WHAT THE EXERCISE ASKS: Data follows below. Repeat exactly the lines between the line holding "Write the matplotlib code for this chart." and the line holding "ax.xaxis.set_label_coords(0.494, -0.055)", inclusive, and nothing more; drop pictures.

_ _ _ _ _

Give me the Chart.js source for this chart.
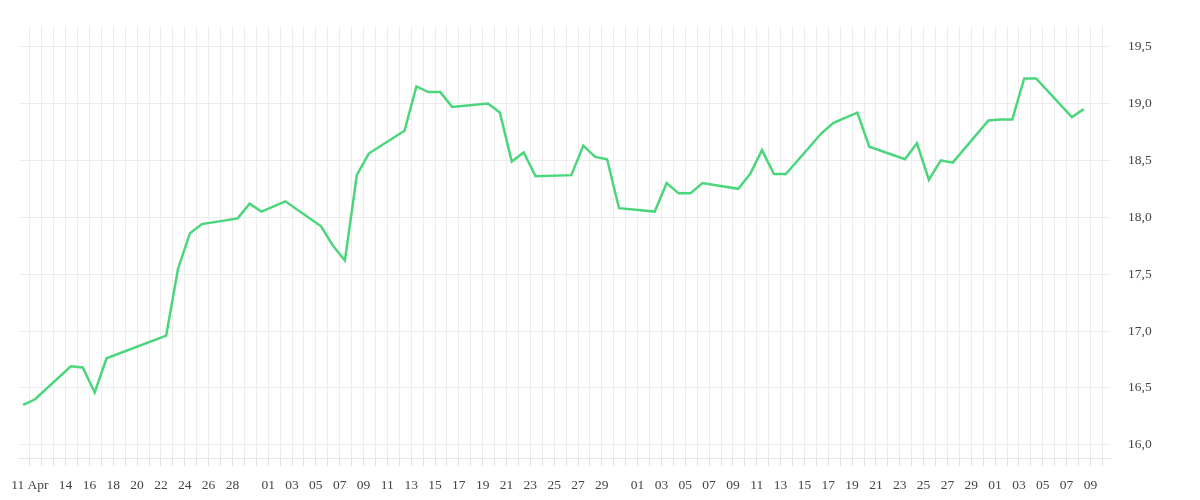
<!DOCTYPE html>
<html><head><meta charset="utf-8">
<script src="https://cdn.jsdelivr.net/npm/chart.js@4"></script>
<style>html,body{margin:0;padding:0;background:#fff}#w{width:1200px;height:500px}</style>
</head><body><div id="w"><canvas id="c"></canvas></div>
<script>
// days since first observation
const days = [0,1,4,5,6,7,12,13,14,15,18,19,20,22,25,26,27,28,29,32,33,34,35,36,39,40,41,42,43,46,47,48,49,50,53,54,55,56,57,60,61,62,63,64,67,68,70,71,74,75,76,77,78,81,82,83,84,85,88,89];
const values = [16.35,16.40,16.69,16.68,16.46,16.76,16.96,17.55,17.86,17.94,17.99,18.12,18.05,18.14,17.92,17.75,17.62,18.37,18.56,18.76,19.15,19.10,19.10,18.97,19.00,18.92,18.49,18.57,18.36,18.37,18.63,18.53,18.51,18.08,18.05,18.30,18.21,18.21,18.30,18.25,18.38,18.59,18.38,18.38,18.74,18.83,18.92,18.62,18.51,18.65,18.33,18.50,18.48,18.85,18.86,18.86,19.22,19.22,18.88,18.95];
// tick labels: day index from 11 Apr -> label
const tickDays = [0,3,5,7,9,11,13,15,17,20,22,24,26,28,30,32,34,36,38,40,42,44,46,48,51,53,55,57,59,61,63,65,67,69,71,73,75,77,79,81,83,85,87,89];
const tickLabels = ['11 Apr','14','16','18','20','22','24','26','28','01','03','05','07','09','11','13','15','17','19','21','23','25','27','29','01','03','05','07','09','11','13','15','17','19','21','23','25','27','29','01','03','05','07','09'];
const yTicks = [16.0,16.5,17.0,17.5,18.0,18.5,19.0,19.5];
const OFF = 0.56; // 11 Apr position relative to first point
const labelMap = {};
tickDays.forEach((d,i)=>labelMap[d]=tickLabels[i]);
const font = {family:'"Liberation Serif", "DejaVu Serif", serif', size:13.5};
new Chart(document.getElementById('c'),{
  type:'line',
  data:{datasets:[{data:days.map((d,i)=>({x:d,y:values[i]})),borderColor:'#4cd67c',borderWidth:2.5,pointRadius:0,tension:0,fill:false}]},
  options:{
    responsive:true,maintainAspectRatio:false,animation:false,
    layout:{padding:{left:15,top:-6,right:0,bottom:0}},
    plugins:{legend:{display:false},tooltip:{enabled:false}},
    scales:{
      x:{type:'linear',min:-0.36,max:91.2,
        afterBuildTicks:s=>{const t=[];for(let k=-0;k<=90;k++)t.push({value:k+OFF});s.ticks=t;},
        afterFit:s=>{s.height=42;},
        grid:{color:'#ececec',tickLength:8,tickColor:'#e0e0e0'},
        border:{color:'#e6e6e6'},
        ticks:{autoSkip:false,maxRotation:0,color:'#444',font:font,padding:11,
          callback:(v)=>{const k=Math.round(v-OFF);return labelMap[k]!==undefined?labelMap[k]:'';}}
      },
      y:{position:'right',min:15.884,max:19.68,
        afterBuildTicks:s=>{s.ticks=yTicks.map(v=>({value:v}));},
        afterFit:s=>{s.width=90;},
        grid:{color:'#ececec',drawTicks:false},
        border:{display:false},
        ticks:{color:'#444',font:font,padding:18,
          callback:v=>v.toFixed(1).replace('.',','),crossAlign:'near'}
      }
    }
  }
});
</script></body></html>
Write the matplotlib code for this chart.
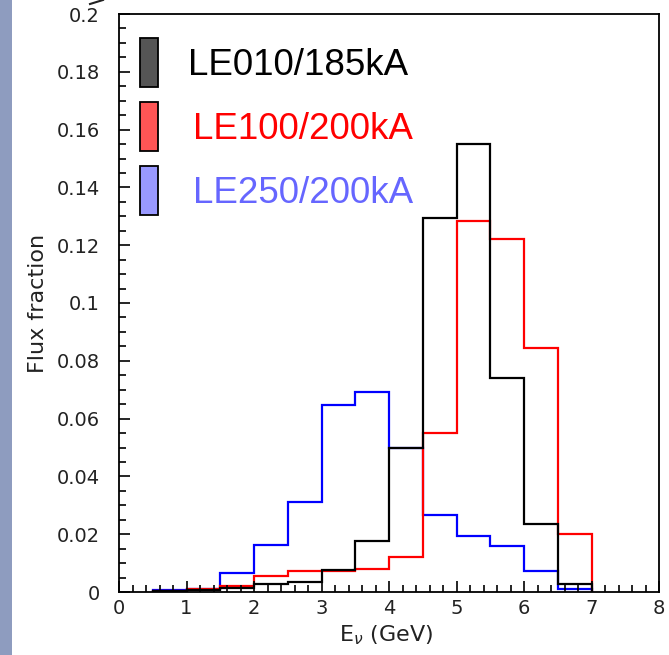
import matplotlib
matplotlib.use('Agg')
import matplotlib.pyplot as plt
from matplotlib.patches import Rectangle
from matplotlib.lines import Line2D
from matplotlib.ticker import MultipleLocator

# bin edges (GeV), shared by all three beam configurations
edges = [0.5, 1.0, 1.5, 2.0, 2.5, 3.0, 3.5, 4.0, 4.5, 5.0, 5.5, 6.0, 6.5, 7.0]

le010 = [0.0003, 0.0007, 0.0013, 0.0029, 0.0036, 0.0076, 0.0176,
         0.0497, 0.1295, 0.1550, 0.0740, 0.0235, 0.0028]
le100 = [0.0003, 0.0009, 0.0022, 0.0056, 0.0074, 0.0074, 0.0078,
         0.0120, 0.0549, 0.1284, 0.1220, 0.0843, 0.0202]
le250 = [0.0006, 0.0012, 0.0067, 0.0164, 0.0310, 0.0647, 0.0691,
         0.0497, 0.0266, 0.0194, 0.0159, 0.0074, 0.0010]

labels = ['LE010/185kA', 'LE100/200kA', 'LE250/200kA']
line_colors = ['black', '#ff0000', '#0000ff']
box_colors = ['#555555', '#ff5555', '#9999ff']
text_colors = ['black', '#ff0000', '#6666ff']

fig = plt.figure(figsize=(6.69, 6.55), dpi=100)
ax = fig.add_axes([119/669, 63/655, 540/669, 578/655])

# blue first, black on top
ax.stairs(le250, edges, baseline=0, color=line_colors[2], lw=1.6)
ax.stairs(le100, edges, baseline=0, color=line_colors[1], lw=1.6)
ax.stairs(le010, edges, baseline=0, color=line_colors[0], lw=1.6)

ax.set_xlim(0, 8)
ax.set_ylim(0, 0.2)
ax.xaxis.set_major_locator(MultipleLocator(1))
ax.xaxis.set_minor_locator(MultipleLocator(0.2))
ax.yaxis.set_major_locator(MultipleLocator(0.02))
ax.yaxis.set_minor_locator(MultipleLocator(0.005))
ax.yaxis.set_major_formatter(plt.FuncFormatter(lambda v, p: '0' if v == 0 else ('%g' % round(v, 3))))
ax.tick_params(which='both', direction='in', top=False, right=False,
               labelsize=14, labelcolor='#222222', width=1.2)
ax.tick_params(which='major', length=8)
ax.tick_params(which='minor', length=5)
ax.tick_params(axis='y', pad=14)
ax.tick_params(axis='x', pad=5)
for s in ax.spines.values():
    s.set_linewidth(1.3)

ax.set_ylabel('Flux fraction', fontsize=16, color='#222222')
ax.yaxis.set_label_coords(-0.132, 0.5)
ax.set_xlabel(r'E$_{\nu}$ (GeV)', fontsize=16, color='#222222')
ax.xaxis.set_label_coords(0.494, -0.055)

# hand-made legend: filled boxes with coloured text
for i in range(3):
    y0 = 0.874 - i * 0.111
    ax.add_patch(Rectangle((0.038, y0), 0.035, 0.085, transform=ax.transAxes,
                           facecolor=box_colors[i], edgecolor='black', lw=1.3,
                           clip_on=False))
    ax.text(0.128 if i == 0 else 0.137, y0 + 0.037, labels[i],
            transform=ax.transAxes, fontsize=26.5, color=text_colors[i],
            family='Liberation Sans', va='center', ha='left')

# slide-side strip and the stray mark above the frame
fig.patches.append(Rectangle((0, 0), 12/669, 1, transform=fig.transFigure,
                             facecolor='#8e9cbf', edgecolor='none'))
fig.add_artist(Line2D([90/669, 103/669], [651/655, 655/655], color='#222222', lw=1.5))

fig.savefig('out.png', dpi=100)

_ _ _ _ _

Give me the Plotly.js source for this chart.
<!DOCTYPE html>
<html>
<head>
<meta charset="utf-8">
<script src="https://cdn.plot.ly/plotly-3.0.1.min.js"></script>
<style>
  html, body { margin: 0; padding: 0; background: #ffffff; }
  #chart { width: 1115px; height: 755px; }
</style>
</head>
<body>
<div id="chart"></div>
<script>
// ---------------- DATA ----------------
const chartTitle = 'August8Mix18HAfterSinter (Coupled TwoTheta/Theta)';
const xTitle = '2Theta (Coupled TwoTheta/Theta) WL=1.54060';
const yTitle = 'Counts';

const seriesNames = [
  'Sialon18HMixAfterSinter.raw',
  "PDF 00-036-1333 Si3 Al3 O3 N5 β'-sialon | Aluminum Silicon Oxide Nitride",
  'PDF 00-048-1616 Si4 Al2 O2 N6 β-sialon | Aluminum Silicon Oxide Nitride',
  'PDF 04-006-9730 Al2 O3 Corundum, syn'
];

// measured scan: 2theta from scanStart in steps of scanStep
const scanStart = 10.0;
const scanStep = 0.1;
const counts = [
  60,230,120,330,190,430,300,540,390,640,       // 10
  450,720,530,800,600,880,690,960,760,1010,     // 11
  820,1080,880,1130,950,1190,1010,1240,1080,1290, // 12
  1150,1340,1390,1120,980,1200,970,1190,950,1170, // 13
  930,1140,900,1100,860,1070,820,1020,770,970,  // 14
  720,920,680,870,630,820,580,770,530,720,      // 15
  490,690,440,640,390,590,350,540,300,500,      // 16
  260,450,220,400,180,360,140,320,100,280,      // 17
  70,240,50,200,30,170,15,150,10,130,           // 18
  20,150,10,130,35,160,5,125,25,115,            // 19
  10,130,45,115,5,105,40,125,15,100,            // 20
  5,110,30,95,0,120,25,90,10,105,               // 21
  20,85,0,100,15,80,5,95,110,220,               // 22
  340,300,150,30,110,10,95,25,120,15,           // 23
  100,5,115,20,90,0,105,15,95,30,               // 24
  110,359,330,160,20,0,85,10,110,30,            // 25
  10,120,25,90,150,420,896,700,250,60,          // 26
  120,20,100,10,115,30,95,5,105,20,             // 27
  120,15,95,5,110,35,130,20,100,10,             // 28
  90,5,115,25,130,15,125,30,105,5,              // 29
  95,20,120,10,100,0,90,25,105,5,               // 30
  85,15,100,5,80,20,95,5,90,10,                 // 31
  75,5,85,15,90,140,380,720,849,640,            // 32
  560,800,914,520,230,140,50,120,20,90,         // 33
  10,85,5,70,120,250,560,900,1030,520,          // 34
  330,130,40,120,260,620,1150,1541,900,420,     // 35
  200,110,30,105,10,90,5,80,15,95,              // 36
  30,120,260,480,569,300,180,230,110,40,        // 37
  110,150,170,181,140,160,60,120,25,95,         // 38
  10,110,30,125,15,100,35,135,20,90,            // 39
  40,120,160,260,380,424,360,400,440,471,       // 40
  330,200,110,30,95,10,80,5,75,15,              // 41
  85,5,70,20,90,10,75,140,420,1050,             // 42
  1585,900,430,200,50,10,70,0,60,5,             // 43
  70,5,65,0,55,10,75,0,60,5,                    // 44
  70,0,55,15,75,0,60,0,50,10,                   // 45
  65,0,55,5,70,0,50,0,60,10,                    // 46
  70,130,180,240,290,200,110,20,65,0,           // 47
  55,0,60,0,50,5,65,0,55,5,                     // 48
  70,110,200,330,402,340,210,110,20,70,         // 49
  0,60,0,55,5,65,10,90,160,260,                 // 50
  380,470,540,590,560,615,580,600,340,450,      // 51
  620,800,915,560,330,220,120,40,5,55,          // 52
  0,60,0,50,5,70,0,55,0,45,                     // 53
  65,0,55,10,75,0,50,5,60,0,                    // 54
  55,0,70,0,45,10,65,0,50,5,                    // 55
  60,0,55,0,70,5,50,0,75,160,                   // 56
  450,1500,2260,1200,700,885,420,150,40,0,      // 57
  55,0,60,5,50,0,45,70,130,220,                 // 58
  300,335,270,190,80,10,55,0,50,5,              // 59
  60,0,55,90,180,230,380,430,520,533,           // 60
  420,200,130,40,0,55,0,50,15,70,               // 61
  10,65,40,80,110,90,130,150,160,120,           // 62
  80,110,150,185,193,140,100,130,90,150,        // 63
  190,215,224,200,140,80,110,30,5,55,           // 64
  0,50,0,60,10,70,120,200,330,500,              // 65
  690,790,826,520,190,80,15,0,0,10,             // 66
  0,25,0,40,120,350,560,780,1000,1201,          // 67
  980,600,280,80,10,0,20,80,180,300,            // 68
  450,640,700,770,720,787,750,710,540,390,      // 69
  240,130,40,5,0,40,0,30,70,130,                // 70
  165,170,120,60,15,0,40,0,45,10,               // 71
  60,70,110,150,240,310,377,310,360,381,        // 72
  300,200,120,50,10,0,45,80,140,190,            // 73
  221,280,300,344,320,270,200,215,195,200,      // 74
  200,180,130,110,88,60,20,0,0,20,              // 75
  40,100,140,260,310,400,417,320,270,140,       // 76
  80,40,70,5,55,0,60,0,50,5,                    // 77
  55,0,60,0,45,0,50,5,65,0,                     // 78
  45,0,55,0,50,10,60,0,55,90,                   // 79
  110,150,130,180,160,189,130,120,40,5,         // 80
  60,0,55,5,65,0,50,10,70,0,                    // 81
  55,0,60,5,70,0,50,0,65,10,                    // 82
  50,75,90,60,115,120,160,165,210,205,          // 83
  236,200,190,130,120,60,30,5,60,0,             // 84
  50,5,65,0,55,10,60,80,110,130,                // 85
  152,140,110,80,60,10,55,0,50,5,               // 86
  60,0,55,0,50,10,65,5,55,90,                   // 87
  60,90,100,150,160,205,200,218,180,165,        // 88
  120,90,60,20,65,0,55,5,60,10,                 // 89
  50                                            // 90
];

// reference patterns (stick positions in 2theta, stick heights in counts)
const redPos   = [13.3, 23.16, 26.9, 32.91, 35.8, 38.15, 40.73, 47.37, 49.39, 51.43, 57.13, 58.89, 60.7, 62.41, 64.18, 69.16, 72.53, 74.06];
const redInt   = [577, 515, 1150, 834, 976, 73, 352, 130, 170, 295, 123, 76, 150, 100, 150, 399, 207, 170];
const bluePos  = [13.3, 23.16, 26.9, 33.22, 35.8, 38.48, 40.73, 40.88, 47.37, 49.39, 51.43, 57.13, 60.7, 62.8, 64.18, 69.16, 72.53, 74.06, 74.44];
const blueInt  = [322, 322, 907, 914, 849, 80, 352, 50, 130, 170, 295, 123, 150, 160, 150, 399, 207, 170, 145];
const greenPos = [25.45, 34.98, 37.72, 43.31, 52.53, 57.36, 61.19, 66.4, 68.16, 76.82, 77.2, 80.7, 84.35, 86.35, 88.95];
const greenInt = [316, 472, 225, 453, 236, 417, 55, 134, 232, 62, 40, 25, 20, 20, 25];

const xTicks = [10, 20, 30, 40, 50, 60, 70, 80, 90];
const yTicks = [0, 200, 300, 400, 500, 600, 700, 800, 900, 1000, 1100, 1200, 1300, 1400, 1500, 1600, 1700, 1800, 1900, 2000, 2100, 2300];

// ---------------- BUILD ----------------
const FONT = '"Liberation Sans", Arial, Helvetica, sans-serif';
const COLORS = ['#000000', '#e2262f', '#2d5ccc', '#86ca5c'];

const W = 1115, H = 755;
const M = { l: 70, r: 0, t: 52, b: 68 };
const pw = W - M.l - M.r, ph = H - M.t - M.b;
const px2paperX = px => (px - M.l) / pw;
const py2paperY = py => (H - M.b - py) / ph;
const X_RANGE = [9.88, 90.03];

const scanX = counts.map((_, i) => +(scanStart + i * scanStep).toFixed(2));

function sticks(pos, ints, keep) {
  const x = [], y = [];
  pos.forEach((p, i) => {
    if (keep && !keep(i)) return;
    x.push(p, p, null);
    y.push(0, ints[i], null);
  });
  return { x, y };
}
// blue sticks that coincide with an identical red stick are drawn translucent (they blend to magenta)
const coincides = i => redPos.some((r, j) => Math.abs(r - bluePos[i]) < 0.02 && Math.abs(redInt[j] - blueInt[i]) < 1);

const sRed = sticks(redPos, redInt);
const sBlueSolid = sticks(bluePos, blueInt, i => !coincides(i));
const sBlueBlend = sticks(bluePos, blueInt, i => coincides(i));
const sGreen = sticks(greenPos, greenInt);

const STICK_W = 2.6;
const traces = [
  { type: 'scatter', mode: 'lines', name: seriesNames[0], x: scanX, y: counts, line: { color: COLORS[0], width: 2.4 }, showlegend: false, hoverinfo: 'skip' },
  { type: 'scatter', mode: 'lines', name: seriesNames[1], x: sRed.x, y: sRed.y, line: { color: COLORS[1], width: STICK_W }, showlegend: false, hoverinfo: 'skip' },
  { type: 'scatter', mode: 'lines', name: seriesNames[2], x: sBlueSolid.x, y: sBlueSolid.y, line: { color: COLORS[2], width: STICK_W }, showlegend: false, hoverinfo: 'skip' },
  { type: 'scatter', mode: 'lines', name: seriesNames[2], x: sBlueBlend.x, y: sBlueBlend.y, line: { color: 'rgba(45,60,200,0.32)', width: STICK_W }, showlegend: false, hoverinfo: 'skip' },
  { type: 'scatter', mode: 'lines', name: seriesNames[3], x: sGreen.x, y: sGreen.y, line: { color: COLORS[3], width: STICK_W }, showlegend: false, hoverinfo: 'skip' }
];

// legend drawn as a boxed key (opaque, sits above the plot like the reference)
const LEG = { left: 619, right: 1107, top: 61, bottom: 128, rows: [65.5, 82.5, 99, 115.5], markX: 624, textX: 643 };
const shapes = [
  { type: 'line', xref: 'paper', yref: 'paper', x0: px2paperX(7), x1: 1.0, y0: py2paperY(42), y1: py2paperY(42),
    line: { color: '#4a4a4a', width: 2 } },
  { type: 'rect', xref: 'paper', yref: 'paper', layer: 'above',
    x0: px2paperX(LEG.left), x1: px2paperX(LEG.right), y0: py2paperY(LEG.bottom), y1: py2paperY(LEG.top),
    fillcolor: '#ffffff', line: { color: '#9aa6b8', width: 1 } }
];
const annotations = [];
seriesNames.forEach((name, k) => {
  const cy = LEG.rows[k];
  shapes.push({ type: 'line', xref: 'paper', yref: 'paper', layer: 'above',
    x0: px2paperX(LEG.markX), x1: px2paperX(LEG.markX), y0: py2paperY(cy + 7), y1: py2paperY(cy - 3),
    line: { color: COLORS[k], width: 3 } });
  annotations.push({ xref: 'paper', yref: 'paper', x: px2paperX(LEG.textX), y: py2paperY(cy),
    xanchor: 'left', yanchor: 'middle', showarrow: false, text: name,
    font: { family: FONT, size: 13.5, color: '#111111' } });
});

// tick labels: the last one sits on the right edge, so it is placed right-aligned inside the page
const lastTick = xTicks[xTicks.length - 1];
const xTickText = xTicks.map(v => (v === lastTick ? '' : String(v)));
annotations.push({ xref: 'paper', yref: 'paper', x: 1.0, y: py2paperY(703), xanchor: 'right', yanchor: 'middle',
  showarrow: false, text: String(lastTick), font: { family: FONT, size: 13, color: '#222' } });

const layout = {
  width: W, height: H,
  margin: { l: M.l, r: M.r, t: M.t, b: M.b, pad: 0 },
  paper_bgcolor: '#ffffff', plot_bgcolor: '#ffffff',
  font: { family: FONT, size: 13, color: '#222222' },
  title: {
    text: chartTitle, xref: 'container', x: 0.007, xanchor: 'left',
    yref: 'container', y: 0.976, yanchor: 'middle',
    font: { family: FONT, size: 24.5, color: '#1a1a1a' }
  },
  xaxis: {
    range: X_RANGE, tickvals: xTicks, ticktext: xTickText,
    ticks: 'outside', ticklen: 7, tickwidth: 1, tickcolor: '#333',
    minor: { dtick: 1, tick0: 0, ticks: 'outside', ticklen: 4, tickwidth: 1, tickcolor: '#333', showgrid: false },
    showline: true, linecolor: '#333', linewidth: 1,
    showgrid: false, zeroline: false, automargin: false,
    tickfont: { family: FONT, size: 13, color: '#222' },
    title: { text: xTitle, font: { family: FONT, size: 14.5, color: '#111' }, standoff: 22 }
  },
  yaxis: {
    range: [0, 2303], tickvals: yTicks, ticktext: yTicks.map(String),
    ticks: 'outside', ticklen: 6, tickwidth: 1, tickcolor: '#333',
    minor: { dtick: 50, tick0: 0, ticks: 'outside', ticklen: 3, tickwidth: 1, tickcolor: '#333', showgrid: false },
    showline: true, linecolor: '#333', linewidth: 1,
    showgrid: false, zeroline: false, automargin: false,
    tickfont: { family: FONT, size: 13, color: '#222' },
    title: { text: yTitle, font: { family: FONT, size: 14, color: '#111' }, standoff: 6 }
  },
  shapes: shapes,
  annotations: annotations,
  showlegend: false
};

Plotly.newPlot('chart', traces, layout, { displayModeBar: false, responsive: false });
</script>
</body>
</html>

_ _ _ _ _

ANSWER TO THE EXERCISE:
Write the matplotlib code for this chart.
import matplotlib
matplotlib.use('Agg')
import matplotlib.pyplot as plt
from matplotlib.patches import Rectangle
from matplotlib.lines import Line2D
from matplotlib.ticker import MultipleLocator

# bin edges (GeV), shared by all three beam configurations
edges = [0.5, 1.0, 1.5, 2.0, 2.5, 3.0, 3.5, 4.0, 4.5, 5.0, 5.5, 6.0, 6.5, 7.0]

le010 = [0.0003, 0.0007, 0.0013, 0.0029, 0.0036, 0.0076, 0.0176,
         0.0497, 0.1295, 0.1550, 0.0740, 0.0235, 0.0028]
le100 = [0.0003, 0.0009, 0.0022, 0.0056, 0.0074, 0.0074, 0.0078,
         0.0120, 0.0549, 0.1284, 0.1220, 0.0843, 0.0202]
le250 = [0.0006, 0.0012, 0.0067, 0.0164, 0.0310, 0.0647, 0.0691,
         0.0497, 0.0266, 0.0194, 0.0159, 0.0074, 0.0010]

labels = ['LE010/185kA', 'LE100/200kA', 'LE250/200kA']
line_colors = ['black', '#ff0000', '#0000ff']
box_colors = ['#555555', '#ff5555', '#9999ff']
text_colors = ['black', '#ff0000', '#6666ff']

fig = plt.figure(figsize=(6.69, 6.55), dpi=100)
ax = fig.add_axes([119/669, 63/655, 540/669, 578/655])

# blue first, black on top
ax.stairs(le250, edges, baseline=0, color=line_colors[2], lw=1.6)
ax.stairs(le100, edges, baseline=0, color=line_colors[1], lw=1.6)
ax.stairs(le010, edges, baseline=0, color=line_colors[0], lw=1.6)

ax.set_xlim(0, 8)
ax.set_ylim(0, 0.2)
ax.xaxis.set_major_locator(MultipleLocator(1))
ax.xaxis.set_minor_locator(MultipleLocator(0.2))
ax.yaxis.set_major_locator(MultipleLocator(0.02))
ax.yaxis.set_minor_locator(MultipleLocator(0.005))
ax.yaxis.set_major_formatter(plt.FuncFormatter(lambda v, p: '0' if v == 0 else ('%g' % round(v, 3))))
ax.tick_params(which='both', direction='in', top=False, right=False,
               labelsize=14, labelcolor='#222222', width=1.2)
ax.tick_params(which='major', length=8)
ax.tick_params(which='minor', length=5)
ax.tick_params(axis='y', pad=14)
ax.tick_params(axis='x', pad=5)
for s in ax.spines.values():
    s.set_linewidth(1.3)

ax.set_ylabel('Flux fraction', fontsize=16, color='#222222')
ax.yaxis.set_label_coords(-0.132, 0.5)
ax.set_xlabel(r'E$_{\nu}$ (GeV)', fontsize=16, color='#222222')
ax.xaxis.set_label_coords(0.494, -0.055)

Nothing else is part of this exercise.